Platter mat insanity


I was doing an idler upgrade to my 401 (more anon) and when finished used the Keystrobe disk to ensure speed. I use a 10" EP as a platter mat. I played a bunch of albums and it sounded fantastic. On the 6th side, I noticed I'd forgot to remove the 4" strobe disc. Duh. I took it off and figured VTA was responsible. So I lowered the arm to see if that made it sound so good. Nope. Put back on the 4" strobe disk and raised arm. The awesome sound returned. So air under the record removed haze, smearing, flattened soundstage and muddled bass; and made it so more musical. Comments... 
128x128noromance

Showing 2 responses by terry9

My search stopped with graphite. I use a 1" slab of graphite atop the platter, like Nottingham Analogue (Tom Fletcher design).

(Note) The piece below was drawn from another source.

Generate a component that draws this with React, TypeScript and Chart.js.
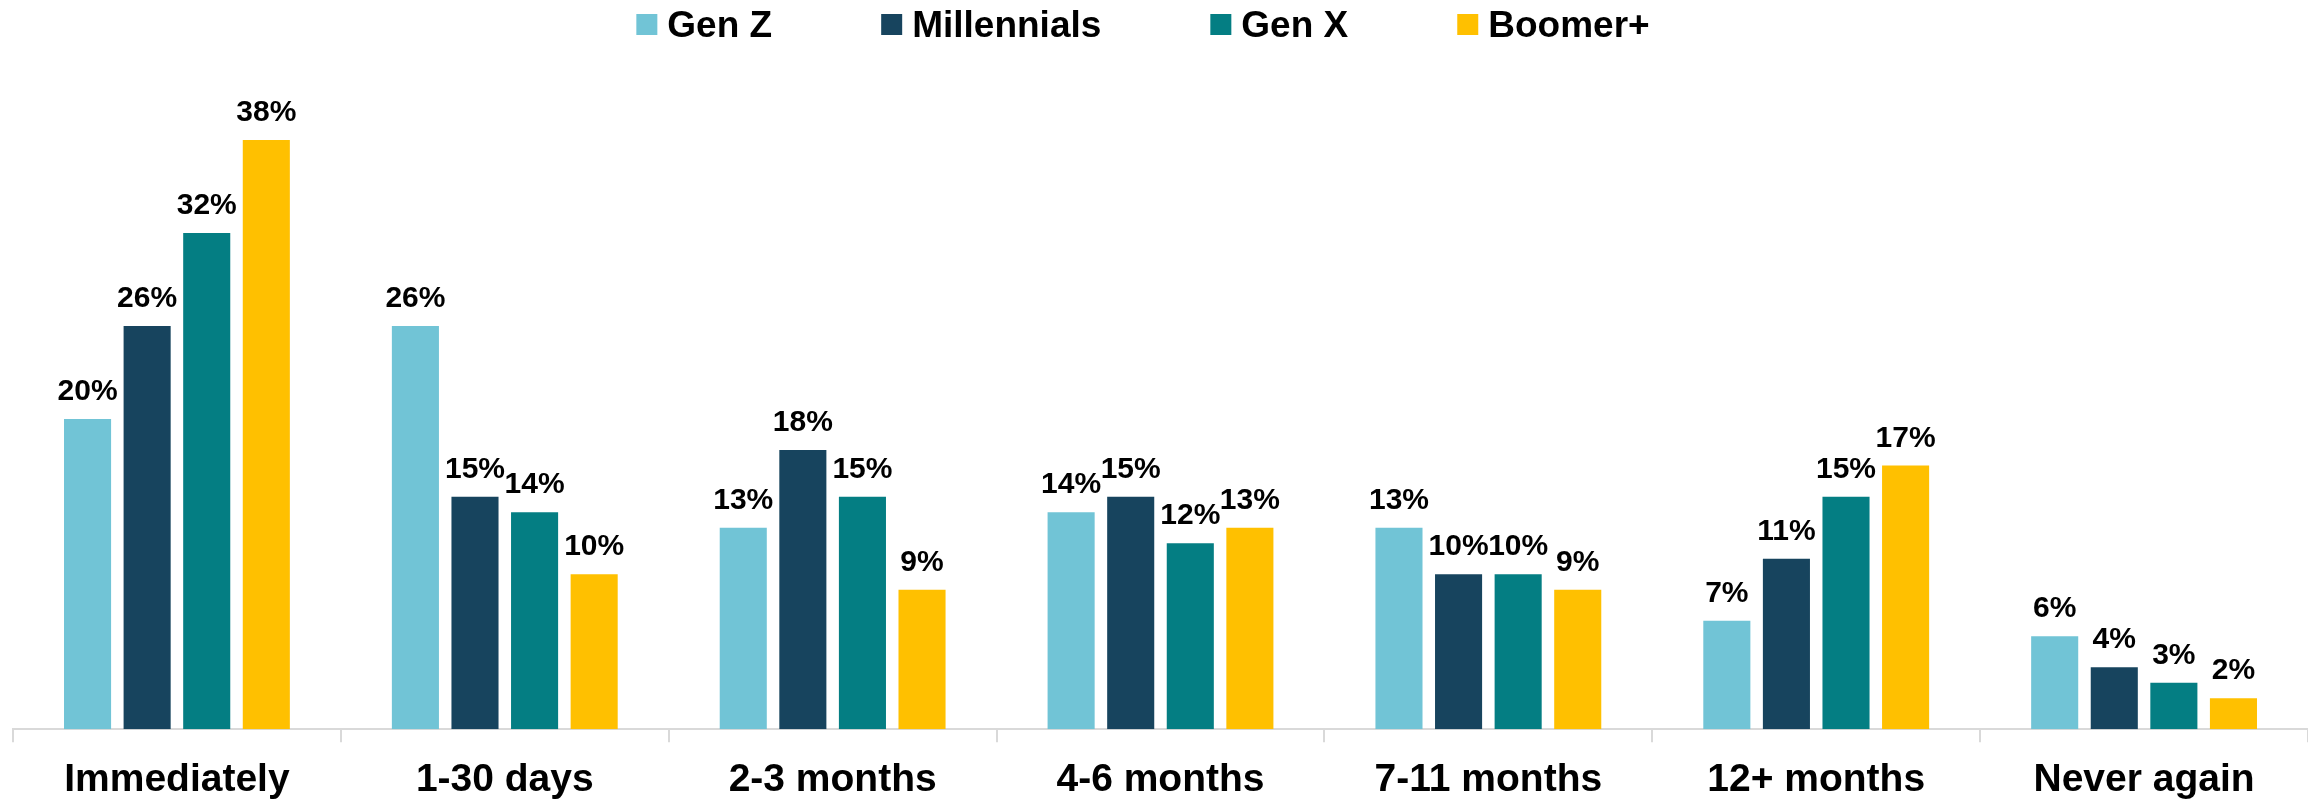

Does two things - couples to vinyl, and deadens the platter.
@slaw 

I use a custom spindle for the air bushing (thrust and radial air bearing), which supports a cast iron platter and the graphite mat on a machined stainless taper. Part of the design is an extension of appropriate length to serve as a record-centering spindle. I daresay an extension could be made to accommodate any TT for a few hundred - but it does need precision machining.

The reason for a two-piece spindle is simply experimental uncertainty - I didn't know what would work. By itself the cast iron rang, by itself the graphite rang, but together on the spindle they are as physically dead as Archimedes.